One of the most stressful aspects of owning a rental property is deciding on good tenants.
It is normal to worry about who you are choosing. Are they the right person? Will they trash the place? Will they pay their rent on time? What have they been like in the past?
Yes you can call their references and ask questions, but are those references genuine? Or are they friends of the potential tenant posing as a landlord?
There are some landlords who employ a Property Manager who take all the stress out of it. There are others who run on gut feeling (those who have been in the business for a while), and there are those who make their potential tenants jump through as many hoops as possible,in the hopes that only the good ones will make it though. But how often do you consult “the bad books”?
These are tenancy databases that are referred to as “Blacklists” or a “Bad Tenant Database”. This is where you will find information about the renting history of certain tenants.

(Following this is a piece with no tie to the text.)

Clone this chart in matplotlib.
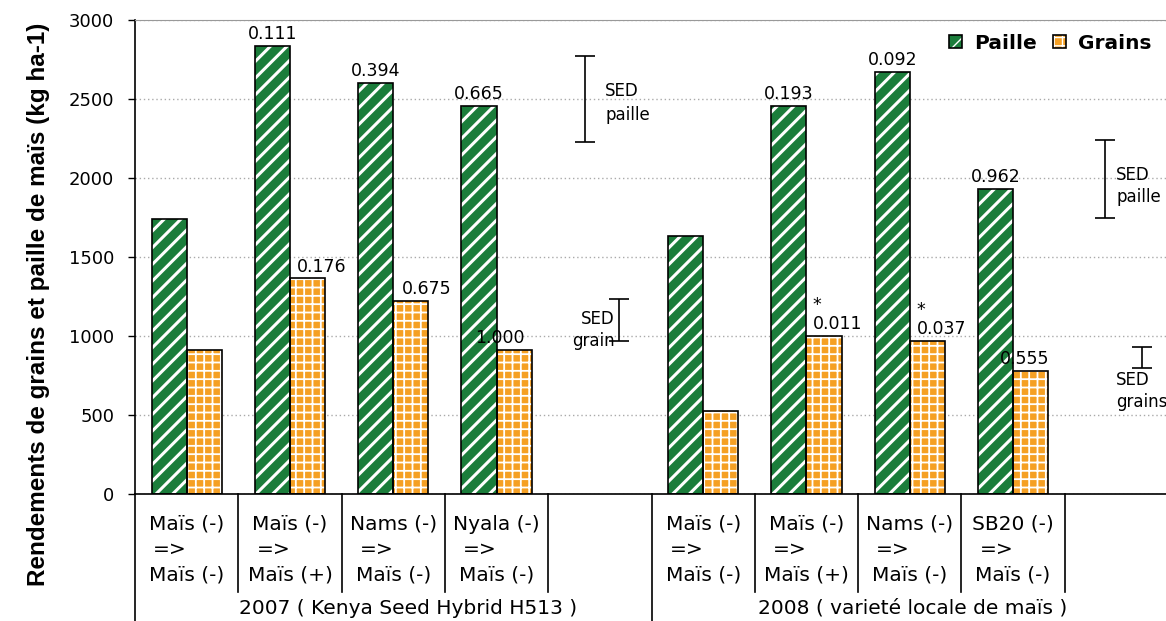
import numpy as np
import matplotlib.pyplot as plt
import matplotlib.transforms as mtransforms
from matplotlib.patches import Patch

# valeurs (kg/ha)
paille = [1740, 2835, 2600, 2455, np.nan, 1635, 2455, 2670, 1930, np.nan]
grains = [910, 1365, 1220, 910, np.nan, 525, 1000, 968, 778, np.nan]
lab_paille = ["", "0.111", "0.394", "0.665", "", "", "0.193", "0.092", "0.962", ""]
lab_grains = ["", "0.176", "0.675", "1.000", "", "", "0.011", "0.037", "0.555", ""]
etoiles = [False, False, False, False, False, False, True, True, False, False]
cat_haut = ["Maïs (-)", "Maïs (-)", "Nams (-)", "Nyala (-)", "",
            "Maïs (-)", "Maïs (-)", "Nams (-)", "SB20 (-)", ""]
cat_bas = ["Maïs (-)", "Maïs (+)", "Maïs (-)", "Maïs (-)", "",
           "Maïs (-)", "Maïs (+)", "Maïs (-)", "Maïs (-)", ""]
groupes = ["2007 ( Kenya Seed Hybrid H513 )", "2008 ( varieté locale de maïs )"]
# SED : centre et longueur des barres
sed_x = [4.36, 4.69, 9.39, 9.75]
sed_centre = [2500, 1100, 1995, 864]
sed_long = [550, 265, 495, 133]

VERT = "#1b7d3b"
ORANGE = "#f5a024"

fig = plt.figure(figsize=(11.66, 6.21), dpi=100)
ax = fig.add_axes([135/1166, 127/621, 1033/1166, 474/621])

x = np.arange(len(paille)) + 0.5
w = 0.34
with plt.rc_context({"hatch.linewidth": 2.2}):
    ax.bar(x - w/2, paille, w, color=VERT, edgecolor="white", hatch="//", linewidth=0, zorder=2)
    h_vert = Patch(facecolor=VERT, edgecolor="white", hatch="//", linewidth=0)
with plt.rc_context({"hatch.linewidth": 1.3}):
    ax.bar(x + w/2, grains, w, color=ORANGE, edgecolor="white", hatch="++", linewidth=0, zorder=2)
    h_orange = Patch(facecolor=ORANGE, edgecolor="white", hatch="++", linewidth=0)
ax.bar(x - w/2, paille, w, fill=False, edgecolor="black", linewidth=1.2, zorder=3)
ax.bar(x + w/2, grains, w, fill=False, edgecolor="black", linewidth=1.2, zorder=3)

dx_g = [0, 10, 11.5, -10, 0, 0, 9.5, 10, -4, 0]
for i in range(len(x)):
    if lab_paille[i]:
        ax.annotate(lab_paille[i], (x[i] - w/2, paille[i]), xytext=(0, 2),
                    textcoords="offset points", ha="center", va="bottom", fontsize=12.5)
    if lab_grains[i]:
        ax.annotate(lab_grains[i], (x[i] + w/2, grains[i]), xytext=(dx_g[i], 2),
                    textcoords="offset points", ha="center", va="bottom", fontsize=12.5)
    if etoiles[i]:
        ax.annotate("*", (x[i] + w/2, grains[i]), xytext=(-5, 16),
                    textcoords="offset points", ha="center", va="bottom", fontsize=12.5)

# barres SED
ax.errorbar(sed_x, sed_centre, yerr=np.array(sed_long)/2, fmt="none",
            ecolor="black", elinewidth=1.2, capsize=7, capthick=1.2, zorder=4)
ax.text(4.55, 2475, "SED\npaille", fontsize=12, va="center", ha="left", linespacing=1.4)
ax.text(4.64, 1040, "SED\ngrain", fontsize=12, va="center", ha="right", linespacing=1.3)
ax.text(9.50, 1950, "SED\npaille", fontsize=12, va="center", ha="left", linespacing=1.3)
ax.text(9.50, 650, "SED\ngrains", fontsize=12, va="center", ha="left", linespacing=1.3)

ax.set_xlim(0, 10)
ax.set_ylim(0, 3000)
ax.set_yticks(np.arange(0, 3001, 500))
ax.tick_params(axis="y", labelsize=13, length=5, width=1, pad=10)
ax.set_xticks([])
ax.yaxis.grid(True, color="#aaaaaa", linestyle=(0, (1, 2)), linewidth=1)
ax.set_axisbelow(True)
ax.spines["right"].set_visible(False)
ax.spines["top"].set_color("#999999")
ax.spines["left"].set_linewidth(1.2)
ax.spines["bottom"].set_linewidth(1.2)

# axe des categories a deux niveaux
trans = mtransforms.blended_transform_factory(ax.transData, ax.transAxes)
court = -(592 - 494) / 474
long_ = -(621 - 494) / 474
for b in [1, 2, 3, 4, 6, 7, 8, 9]:
    ax.plot([b, b], [0, court], color="black", lw=1.2, transform=trans, clip_on=False)
for b in [0, 5]:
    ax.plot([b, b], [0, long_], color="black", lw=1.2, transform=trans, clip_on=False)
for i in range(len(x)):
    if not cat_haut[i]:
        continue
    ax.text(x[i], -(524 - 494) / 474, cat_haut[i], transform=trans,
            ha="center", va="center", fontsize=14.5)
    ax.text(x[i] - 0.16, -(549 - 494) / 474, "=>", transform=trans,
            ha="center", va="center", fontsize=14.5)
    ax.text(x[i], -(575 - 494) / 474, cat_bas[i], transform=trans,
            ha="center", va="center", fontsize=14.5)
for xg, nom in zip([2.64, 7.53], groupes):
    ax.text(xg, -(608 - 494) / 474, nom, transform=trans,
            ha="center", va="center", fontsize=14.5)

fig.text(39/1166, 1 - 304/621, "Rendements de grains et paille de maïs (kg ha-1)",
         rotation=90, ha="center", va="center", fontsize=17.5, fontweight="bold",
         family="Liberation Sans")

h1 = (h_vert, Patch(fill=False, edgecolor="black", linewidth=1.2))
h2 = (h_orange, Patch(fill=False, edgecolor="black", linewidth=1.2))
fig.legend([h1, h2], ["Paille", "Grains"], loc="upper right",
           bbox_to_anchor=(1.003, 0.975), ncol=2, frameon=False,
           handlelength=0.65, handleheight=0.65, handletextpad=0.6, columnspacing=0.8,
           prop={"weight": "bold", "size": 14.5})

fig.savefig("out.png", dpi=100)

These services are usually accessed via paying a membership fee, and allow members to search prospective tenants and lists of previous tenants.
There are a few of cautions if you are considering using these services:
- You must inform prospective tenants that you subscribe to a tenancy database
- You must provide the details of the service you subscribe to
- You must provide the details in writing on the Tenancy Application
If your prospective tenant fills in an an application and you find some disconcerting information after searching the database, you must advise the prospective tenant in writing, within 7 days.
- The name of the database and any information on the person who listed the information
- That their information has been held in the database
- The steps on how the tenant can check check, change or remove the listing (usually by contacting the person who listed them)
Have you used a database before? Is it worthwhile, or do you prefer another mouthed on ensuring your tenants are going to be good ones?